I’m not a giver of huge dinner parties. I love sprawling Sunday lunches and Saturday-night suppers with old friends, but dinners for 14 people I don’t know well? They’re not fun, neither to throw nor to attend. They look great in films, but never pan out that way in real life. Perhaps I’m not sociable enough.
When people tell me they’re holidaying in some rural villa with 18 friends I look at them askance. I’d be running for the hills. I once agreed – because it looked glamorous – to go on a boating holiday on a Turkish gulet with 20 people, only four of whom I already knew.
It was like being at a never-ending wedding reception. I actually started to skip breakfast – yes, I know, all the feta, figs, Turkish yogurt and honey! – because the level of bonhomie required over the first meal of the day was just too much. I think I had one decent conversation all week.
I’ve been cooking family meals for the last 20 years, with all the problems that entails (picky eaters, tiredness, children who’d rather go back to their online game), but I still look back on the pre-children dinners for two – with my ex-husband – fondly.
In those days I did a plan for the week, working out which meals would dovetail, thinking about our favourite dishes and ingredients, fitting in ‘treats’. There was barely a night when a candle wasn’t lit, even though the meal could have been very simple.
During courtship – an old-fashioned concept in these days of Tinder, but I still like it – and the early days of a marriage, these meals become the bedrock of shared conversations and intimacy. They’re where you do your building.
Meals for two aren’t just for partners, though. In my early teens I would invite my school friend Kathryn to stay over on a Saturday night so I could make her either steak Diane or an old dish we found in a Marks & Spencer cookbook, chicken with peaches à l’Indienne (hilarious in both concept and title, but we loved it).
Meals for two are an important part of life even if you no longer have – or have never had – a partner.
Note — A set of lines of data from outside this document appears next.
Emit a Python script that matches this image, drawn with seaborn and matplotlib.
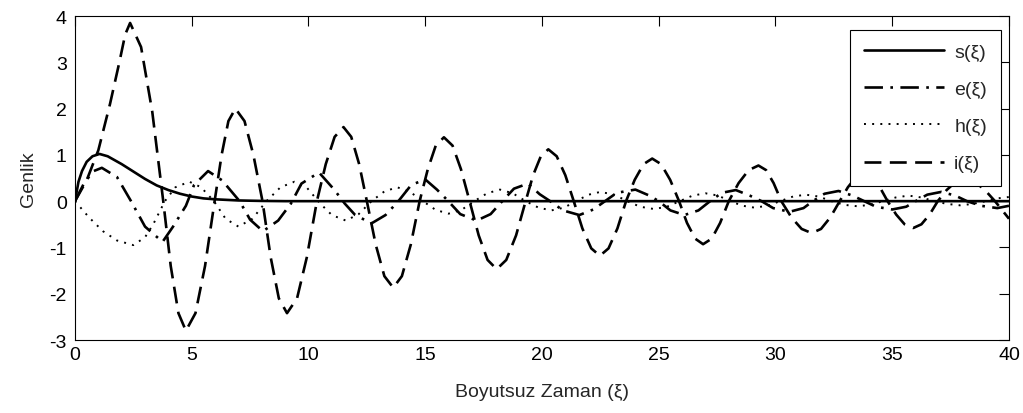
import matplotlib
matplotlib.use('Agg')
import matplotlib.pyplot as plt
import seaborn as sns

# s(xi) - solid
s_x = [0, 0.15, 0.3, 0.5, 0.75, 1.05, 1.4, 2.0, 2.5, 3.0, 3.5, 4.0, 4.5, 5.0, 5.5, 6.0, 7.0, 8.0, 9.0, 40.0]
s_y = [0, 0.42, 0.65, 0.85, 0.97, 1.02, 0.97, 0.8, 0.64, 0.48, 0.34, 0.24, 0.16, 0.1, 0.06, 0.04, 0.015, 0.005, 0.0, 0.0]

# e(xi) - dash-dot
e_x = [0, 0.4, 0.8, 1.15, 1.8, 2.4, 3.0, 3.75, 4.2, 4.75, 5.1, 5.7, 6.3, 7.05, 7.5, 8.05,
       8.7, 9.25, 9.7, 10.45, 11.1, 11.55, 12.0, 12.7, 13.3, 13.85, 14.4, 15.0, 15.5, 15.95,
       16.5, 17.2, 17.8, 18.3, 18.8, 19.4, 19.9, 20.35, 20.9, 21.6, 22.2, 22.7, 23.2, 24.0,
       24.6, 25.0, 25.5, 26.1, 26.7, 27.2, 27.7, 28.3, 28.9, 29.4, 29.9, 30.6, 31.2, 31.6,
       32.1, 32.7, 33.3, 33.8, 34.3, 35.0, 35.6, 36.0, 36.5, 37.1, 37.7, 38.2, 38.8, 39.5, 40.0]
e_y = [0, 0.4, 0.65, 0.72, 0.52, 0.0, -0.55, -0.88, -0.55, -0.1, 0.35, 0.65, 0.45, 0.0, -0.4, -0.65,
       -0.42, -0.05, 0.38, 0.62, 0.25, -0.05, -0.3, -0.48, -0.3, 0.0, 0.35, 0.47, 0.25, 0.02,
       -0.28, -0.42, -0.28, 0.0, 0.27, 0.38, 0.15, 0.0, -0.2, -0.3, -0.18, 0.0, 0.18, 0.25,
       0.12, 0.0, -0.2, -0.3, -0.2, 0.0, 0.18, 0.24, 0.12, 0.0, -0.15, -0.23, -0.15, 0.0,
       0.16, 0.22, 0.12, 0.0, -0.12, -0.18, -0.12, 0.0, 0.14, 0.2, 0.12, 0.0, -0.1, -0.15, -0.1]

# h(xi) - dotted
h_x = [0, 0.6, 1.2, 1.8, 2.5, 3.0, 3.35, 3.85, 4.3, 4.9, 5.4, 5.95, 6.45, 7.0, 7.6, 8.2,
       8.8, 9.4, 9.95, 10.5, 11.0, 11.6, 12.15, 12.7, 13.25, 13.8, 14.35, 14.9, 15.45, 16.0,
       16.55, 17.1, 17.65, 18.2, 18.75, 19.3, 19.85, 20.4, 20.95, 21.45, 22.0, 22.5, 23.1,
       23.65, 24.2, 24.8, 25.35, 25.9, 26.45, 27.0, 27.55, 28.05, 28.6, 29.1, 29.65, 30.2,
       30.75, 31.3, 31.85, 32.4, 32.95, 33.5, 34.05, 34.6, 35.15, 35.7, 36.25, 36.8, 37.35,
       37.9, 38.45, 39.0, 39.5, 40.0]
h_y = [0, -0.35, -0.65, -0.85, -0.95, -0.78, -0.5, 0.0, 0.3, 0.42, 0.3, 0.0, -0.38, -0.55, -0.38, 0.0,
       0.3, 0.42, 0.28, -0.05, -0.3, -0.42, -0.28, 0.0, 0.21, 0.3, 0.2, 0.0, -0.19, -0.27,
       -0.19, 0.0, 0.17, 0.25, 0.17, 0.0, -0.14, -0.2, -0.14, 0.0, 0.14, 0.2, 0.14,
       0.0, -0.12, -0.17, -0.12, 0.0, 0.12, 0.17, 0.12, 0.0, -0.1, -0.14, -0.1, 0.0,
       0.1, 0.14, 0.1, 0.0, -0.08, -0.11, -0.08, 0.0, 0.08, 0.12, 0.08, 0.0, -0.06,
       -0.09, -0.06, 0.0, 0.06, 0.09]

# i(xi) - dashed
i_x = [0, 0.5, 1.0, 1.5, 1.9, 2.15, 2.36, 2.83, 3.31, 3.78, 4.1, 4.43, 4.75, 5.16, 5.57, 5.98,
       6.28, 6.57, 6.87, 7.26, 7.64, 8.03, 8.38, 8.73, 9.08, 9.51, 9.93, 10.36, 10.74, 11.12,
       11.5, 11.83, 12.17, 12.5, 12.88, 13.25, 13.63, 14.0, 14.38, 14.76, 15.11, 15.45, 15.8,
       16.17, 16.53, 16.9, 17.29, 17.67, 18.06, 18.47, 18.89, 19.3, 19.62, 19.95, 20.27,
       20.63, 21.0, 21.36, 21.73, 22.11, 22.48, 22.85, 23.23, 23.6, 23.97, 24.35, 24.72,
       25.1, 25.49, 25.87, 26.21, 26.56, 26.9, 27.27, 27.63, 28.0, 28.42, 28.85, 29.27,
       29.6, 29.92, 30.25, 30.68, 31.12, 31.55, 31.95, 32.35, 32.75, 33.1, 33.45, 33.8,
       34.13, 34.47, 34.8, 35.17, 35.53, 35.9, 36.25, 36.6, 36.95, 37.33, 37.72, 38.1,
       38.53, 38.97, 39.4, 40.0]
i_y = [0, 0.45, 1.1, 2.1, 3.0, 3.6, 3.85, 3.33, 1.93, 0.0, -1.4, -2.42, -2.8, -2.42, -1.4, 0.0,
       1.0, 1.73, 2.0, 1.73, 1.0, 0.0, -1.21, -2.1, -2.42, -2.1, -1.21, 0.0, 0.8, 1.39,
       1.6, 1.39, 0.8, 0.0, -0.94, -1.62, -1.87, -1.62, -0.94, 0.0, 0.69, 1.2, 1.38,
       1.2, 0.69, 0.0, -0.74, -1.27, -1.47, -1.27, -0.74, 0.0, 0.56, 0.97, 1.12,
       0.97, 0.56, 0.0, -0.59, -1.02, -1.18, -1.02, -0.59, 0.0, 0.46, 0.8, 0.92,
       0.8, 0.46, 0.0, -0.47, -0.81, -0.93, -0.81, -0.47, 0.0, 0.39, 0.67, 0.77,
       0.67, 0.39, 0.0, -0.35, -0.6, -0.69, -0.6, -0.35, 0.0, 0.3, 0.52, 0.6,
       0.52, 0.3, 0.0, -0.29, -0.5, -0.58, -0.5, -0.29, 0.0, 0.24, 0.42, 0.48,
       0.42, 0.24, 0.0, -0.38]

labels = ['s(ξ)', 'e(ξ)', 'h(ξ)', 'i(ξ)']

sns.set_theme(style='white')
plt.rcParams['font.family'] = ['Liberation Sans', 'DejaVu Sans']
plt.rcParams['font.size'] = 14
plt.rcParams['axes.unicode_minus'] = False
plt.rcParams['axes.linewidth'] = 0.8
plt.rcParams['axes.edgecolor'] = 'black'

fig = plt.figure(figsize=(10.23, 4.14), dpi=100)
ax = fig.add_axes([0.0733, 0.1763, 0.913, 0.7826])

common = dict(ax=ax, color='black', estimator=None, sort=False,
              solid_joinstyle='round', dash_joinstyle='round')
sns.lineplot(x=s_x, y=s_y, lw=1.9, linestyle='-', label=labels[0], **common)
sns.lineplot(x=e_x, y=e_y, lw=1.9, linestyle=(0, (7, 2.8, 1, 2.8)), label=labels[1], **common)
sns.lineplot(x=h_x, y=h_y, lw=1.4, linestyle=(0, (1, 3.2)), label=labels[2], **common)
sns.lineplot(x=i_x, y=i_y, lw=1.9, linestyle=(0, (6.4, 3.2)), label=labels[3], **common)

ax.set_xlim(0, 40)
ax.set_ylim(-3, 4)
ax.set_xticks(range(0, 41, 5))
ax.set_yticks(range(-3, 5))
ax.tick_params(direction='in', length=7, width=0.8, top=True, right=True,
               labelsize=14, colors='black', pad=4)
ax.tick_params(axis='y', pad=6)
ax.set_xlabel('Boyutsuz Zaman (ξ)', fontsize=14, labelpad=15)
ax.set_ylabel('Genlik', fontsize=14, labelpad=9)
for sp in ax.spines.values():
    sp.set_color('black')

leg = ax.legend(loc='upper right', bbox_to_anchor=(0.991, 0.957), borderaxespad=0,
                fancybox=False, edgecolor='black', framealpha=1, handlelength=4.1,
                handletextpad=0.55, labelspacing=1.0, borderpad=0.7, fontsize=14)
leg.get_frame().set_linewidth(0.8)

fig.savefig('out.png', dpi=100)
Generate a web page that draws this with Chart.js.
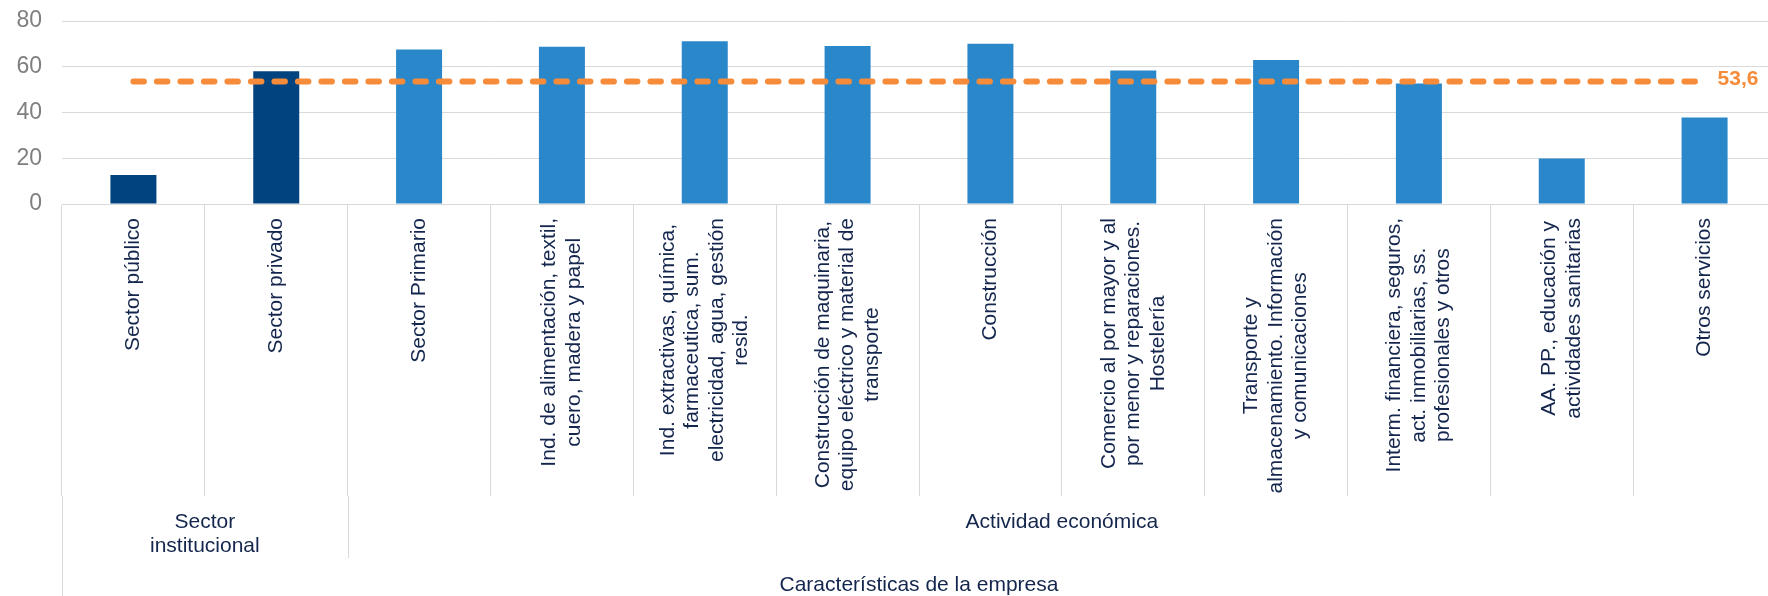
<!DOCTYPE html>
<html>
<head>
<meta charset="utf-8">
<title>Características de la empresa</title>
<script src="https://cdn.jsdelivr.net/npm/chart.js@4.4.1/dist/chart.umd.min.js"></script>
<style>
html, body { margin: 0; padding: 0; overflow: hidden; background: #fff; }
#wrap { width: 1776px; height: 596px; }
</style>
</head>
<body>
<div id="wrap"><canvas id="empresaChart" width="1776" height="596"></canvas></div>
<script>
// data
var categories = [
    ['Sector público'],
    ['Sector privado'],
    ['Sector Primario'],
    ['Ind. de alimentación, textil,', 'cuero, madera y papel'],
    ['Ind. extractivas, química,', 'farmaceutica, sum.', 'electricidad, agua, gestión', 'resid.'],
    ['Construcción de maquinaria,', 'equipo eléctrico y material de', 'transporte'],
    ['Construcción'],
    ['Comercio al por mayor y al', 'por menor y reparaciones.', 'Hostelería'],
    ['Transporte y', 'almacenamiento. Información', 'y comunicaciones'],
    ['Interm. financiera, seguros,', 'act. inmobiliarias, ss.', 'profesionales y otros'],
    ['AA. PP., educación y', 'actividades sanitarias'],
    ['Otros servicios']
];
var values = [12.7, 58.0, 67.5, 68.7, 71.1, 69.1, 70.1, 58.4, 62.9, 52.7, 19.9, 37.8];
var averageValue = 53.6;
var averageLabel = '53,6';
var groupLabels = [['Sector', 'institucional'], ['Actividad económica']];
var groupFirst = [0, 2];
var groupLast = [1, 11];
var topGroupLabel = 'Características de la empresa';
var yTickValues = [0, 20, 40, 60, 80];

var FONT = '"Liberation Sans", Arial, sans-serif';
var TEXT_COLOR = '#14264d';
var GRID_COLOR = '#d9d9d9';
var ORANGE = '#f68b3a';

var axisLabelsPlugin = {
    id: 'axisLabels',
    afterDraw: function(chart) {
        'use strict';
        var ctx = chart.ctx;
        var xScale = chart.scales.x;
        var area = chart.chartArea;
        var step = xScale.getPixelForValue(1) - xScale.getPixelForValue(0);
        var base = area.bottom;

        ctx.save();
        ctx.fillStyle = TEXT_COLOR;
        ctx.font = '21px ' + FONT;
        ctx.textBaseline = 'middle';
        ctx.textAlign = 'center';

        // rotated category labels, lines centred on each other
        categories.forEach(function(lines, i) {
            var x = xScale.getPixelForValue(i);
            var maxW = Math.max.apply(null, lines.map(function(l) { return ctx.measureText(l).width; }));
            ctx.save();
            ctx.translate(x, base + 14);
            ctx.rotate(-Math.PI / 2);
            lines.forEach(function(line, j) {
                ctx.fillText(line, -maxW / 2, (j - (lines.length - 1) / 2) * 24.5);
            });
            ctx.restore();
        });

        // longer separators for the group levels
        ctx.strokeStyle = GRID_COLOR;
        ctx.lineWidth = 1;
        var leftX = Math.round(xScale.getPixelForValue(0) - step / 2) + 0.5;
        ctx.beginPath();
        ctx.moveTo(leftX, base + 292);
        ctx.lineTo(leftX, chart.height);
        var midX = Math.round(xScale.getPixelForValue(groupLast[0]) + step / 2) + 0.5;
        ctx.moveTo(midX, base + 292);
        ctx.lineTo(midX, base + 354);
        ctx.stroke();

        // group labels
        groupLabels.forEach(function(lines, g) {
            var x0 = xScale.getPixelForValue(groupFirst[g]) - step / 2;
            var x1 = xScale.getPixelForValue(groupLast[g]) + step / 2;
            lines.forEach(function(line, j) {
                ctx.fillText(line, (x0 + x1) / 2, base + 318 + j * 24);
            });
        });
        var t0 = xScale.getPixelForValue(0) - step / 2;
        var t1 = xScale.getPixelForValue(categories.length - 1) + step / 2;
        ctx.fillText(topGroupLabel, (t0 + t1) / 2, base + 381);

        // value label of the average line
        var meta = chart.getDatasetMeta(1);
        var last = meta.data[meta.data.length - 1];
        ctx.fillStyle = ORANGE;
        ctx.font = 'bold 21px ' + FONT;
        ctx.textAlign = 'left';
        ctx.fillText(averageLabel, last.x + 13, last.y - 2);
        ctx.restore();
    }
};

var ctx = document.getElementById('empresaChart').getContext('2d');
new Chart(ctx, {
    type: 'bar',
    data: {
        labels: categories,
        datasets: [{
            type: 'bar',
            label: 'Empresas',
            data: values,
            backgroundColor: function(c) { return c.dataIndex < 2 ? '#00437f' : '#2a87c9'; },
            barPercentage: 0.322,
            categoryPercentage: 1,
            order: 1
        }, {
            type: 'line',
            label: 'Media',
            data: values.map(function() { return averageValue; }),
            borderColor: ORANGE,
            borderWidth: 6,
            borderDash: [10.5, 13],
            borderCapStyle: 'round',
            pointRadius: 0,
            fill: false,
            order: 0
        }]
    },
    options: {
        responsive: false,
        animation: false,
        layout: { padding: { top: 21, left: 0, right: 0, bottom: 0 } },
        plugins: {
            legend: { display: false },
            tooltip: { enabled: false }
        },
        scales: {
            x: {
                offset: true,
                ticks: { display: false },
                grid: {
                    offset: true,
                    drawOnChartArea: false,
                    drawTicks: true,
                    tickLength: 292,
                    color: GRID_COLOR
                },
                border: { display: true, color: GRID_COLOR },
                afterFit: function(scale) { scale.height = 392; }
            },
            y: {
                min: 0,
                max: 80,
                afterBuildTicks: function(scale) {
                    scale.ticks = yTickValues.map(function(v) { return { value: v }; });
                },
                ticks: {
                    color: '#7f7f7f',
                    padding: 20,
                    font: { family: FONT, size: 23 }
                },
                grid: { color: GRID_COLOR, drawTicks: false },
                border: { display: false },
                afterFit: function(scale) {
                    scale.width = 62;
                    scale.paddingTop = 0;
                    scale.paddingBottom = 0;
                }
            }
        }
    },
    plugins: [axisLabelsPlugin]
});
</script>
</body>
</html>
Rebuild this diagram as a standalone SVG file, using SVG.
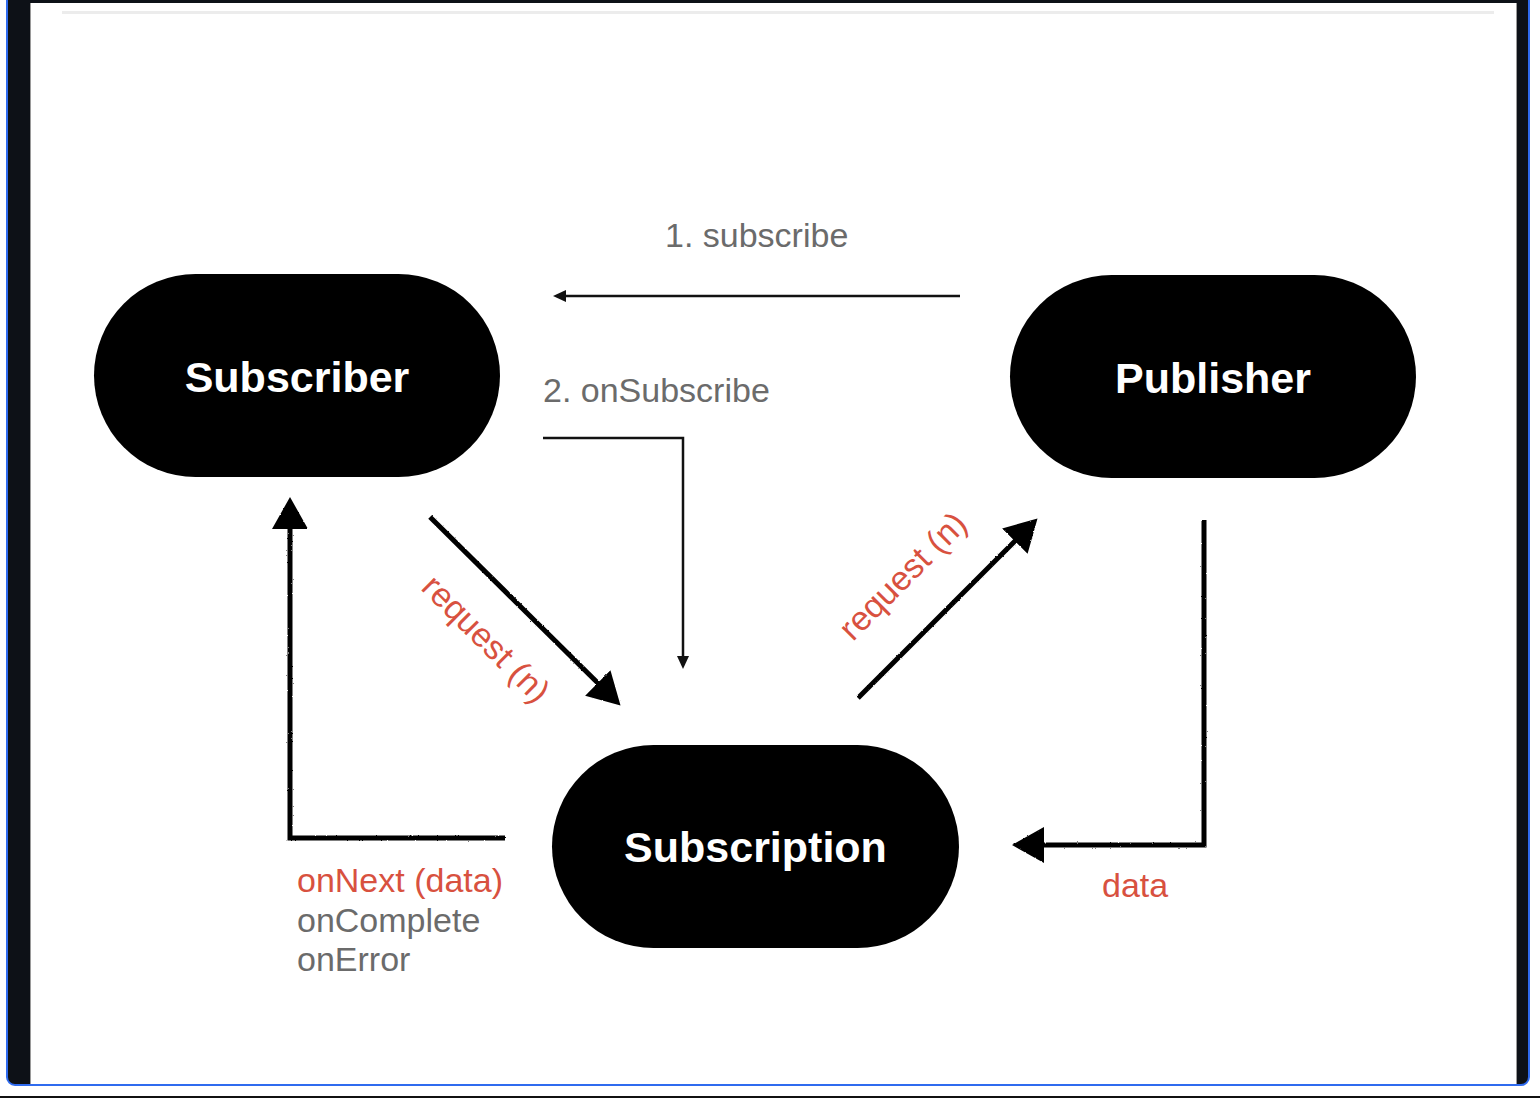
<svg xmlns="http://www.w3.org/2000/svg" width="1540" height="1098" viewBox="0 0 1540 1098">
  <style>
    .node rect { fill: #000; }
    .node text { fill: #fff; font-family: "Liberation Sans", Arial, sans-serif; font-weight: bold; font-size: 43px; text-anchor: middle; }
    .gray { fill: #6b6b6b; font-family: "Liberation Sans", Arial, sans-serif; font-size: 34px; }
    .red { fill: #d8513f; font-family: "Liberation Sans", Arial, sans-serif; font-size: 34px; }
    .thin { stroke: #111; stroke-width: 2.5; fill: none; }
    .thick { stroke: #000; stroke-width: 5; fill: none; stroke-linejoin: miter; filter: url(#rough); }
  </style>
  <defs>
    <filter id="rough" x="-10%" y="-10%" width="120%" height="120%">
      <feTurbulence type="fractalNoise" baseFrequency="0.6" numOctaves="2" seed="3" result="n"/>
      <feDisplacementMap in="SourceGraphic" in2="n" scale="2" xChannelSelector="R" yChannelSelector="G"/>
    </filter>
    <marker id="bigHead" markerUnits="userSpaceOnUse" markerWidth="34" markerHeight="36" refX="20" refY="18" orient="auto">
      <path d="M0,0 L32,18 L0,36 z" fill="#000"/>
    </marker>
    <marker id="smallHead" markerUnits="userSpaceOnUse" markerWidth="14" markerHeight="12" refX="6" refY="6" orient="auto">
      <path d="M0,0 L13,6 L0,12 z" fill="#111"/>
    </marker>
  </defs>

  <!-- frame -->
  <rect x="0" y="0" width="1540" height="1098" fill="#ffffff"/>
  <rect x="7" y="-20" width="1522" height="1105" rx="8" fill="#0d1117" stroke="#2f6bef" stroke-width="2"/>
  <rect x="30" y="3" width="1487" height="1081" fill="#ffffff"/>
  <line x1="30.5" y1="3" x2="30.5" y2="1084" stroke="#9a9a9a" stroke-width="1"/>
  <line x1="1516.5" y1="3" x2="1516.5" y2="1084" stroke="#9a9a9a" stroke-width="1"/>
  <line x1="62" y1="12.5" x2="1494" y2="12.5" stroke="#ececec" stroke-width="3"/>
  <rect x="0" y="1096" width="1540" height="2" fill="#111"/>

  <!-- nodes -->
  <g id="subscriber" class="node">
    <rect x="94" y="274" width="406" height="203" rx="101.5"/>
    <text x="297" y="392">Subscriber</text>
  </g>
  <g id="publisher" class="node">
    <rect x="1010" y="275" width="406" height="203" rx="101.5"/>
    <text x="1213" y="393">Publisher</text>
  </g>
  <g id="subscription" class="node">
    <rect x="552" y="745" width="407" height="203" rx="101.5"/>
    <text x="755.5" y="862">Subscription</text>
  </g>

  <!-- connectors -->
  <g id="connectors">
    <line class="thin" x1="960" y1="296" x2="560" y2="296" marker-end="url(#smallHead)"/>
    <polyline class="thin" points="543,438 683,438 683,662" marker-end="url(#smallHead)"/>
    <line class="thick" x1="430" y1="517" x2="612" y2="697" marker-end="url(#bigHead)"/>
    <line class="thick" x1="858" y1="698" x2="1029" y2="527" marker-end="url(#bigHead)"/>
    <polyline class="thick" points="505,838 290,838 290,509" marker-end="url(#bigHead)"/>
    <polyline class="thick" points="1204,520 1204,845 1024,845" marker-end="url(#bigHead)"/>
  </g>

  <!-- labels -->
  <g id="labels">
    <text class="gray" x="665" y="247">1. subscribe</text>
    <text class="gray" x="543" y="402">2. onSubscribe</text>
    <text class="red" transform="translate(478,647) rotate(45)" text-anchor="middle" font-size="30">request (n)</text>
    <text class="red" transform="translate(911,584) rotate(-45)" text-anchor="middle" font-size="30">request (n)</text>
    <text class="red" x="297" y="892">onNext (data)</text>
    <text class="gray" x="297" y="932">onComplete</text>
    <text class="gray" x="297" y="971">onError</text>
    <text class="red" x="1102" y="897">data</text>
  </g>
</svg>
Whether in a restaurant or across a kitchen table, a shared meal is the best way to engage with anyone. Somehow food makes a meeting of minds easier.
I love making dinner for two for close girlfriends and male friends, and put as much effort into thinking about what to make as I do when I’m cooking for a larger gathering.
Meals for two seem the least demanding kind of cooking as well. You’re dealing with small amounts of food and generally not juggling lots of side dishes. It often looks as if small supermarkets have been set up specifically to answer the needs of couples.
Fillets of fish, veal escalopes and duck breasts come in packs of two. Chicken thighs come in fours – two for each of you. Stirring a risotto is exactly the same process whether it’s for six or two, but there is a manageable neatness to making it for two, and it’s the same with pasta. Steak for four is rarely on the menu in my house – too expensive – but steak for two? That’s a goer, and I won’t be stressed by making a jug of Béarnaise sauce to go on the side, either.
Big roasts, obviously, are too large for a couple, though a small chicken (that you have further plans for) is fine, as are poussins, quail and fillets of lamb that you can roast quickly and carve into pink slices. Even scrambled eggs, cooked over a low heat until you have a pot of creamy softness, have a particular beauty when they’re for two. And then there’s the conversation to come, which is surely what sharing food is all about.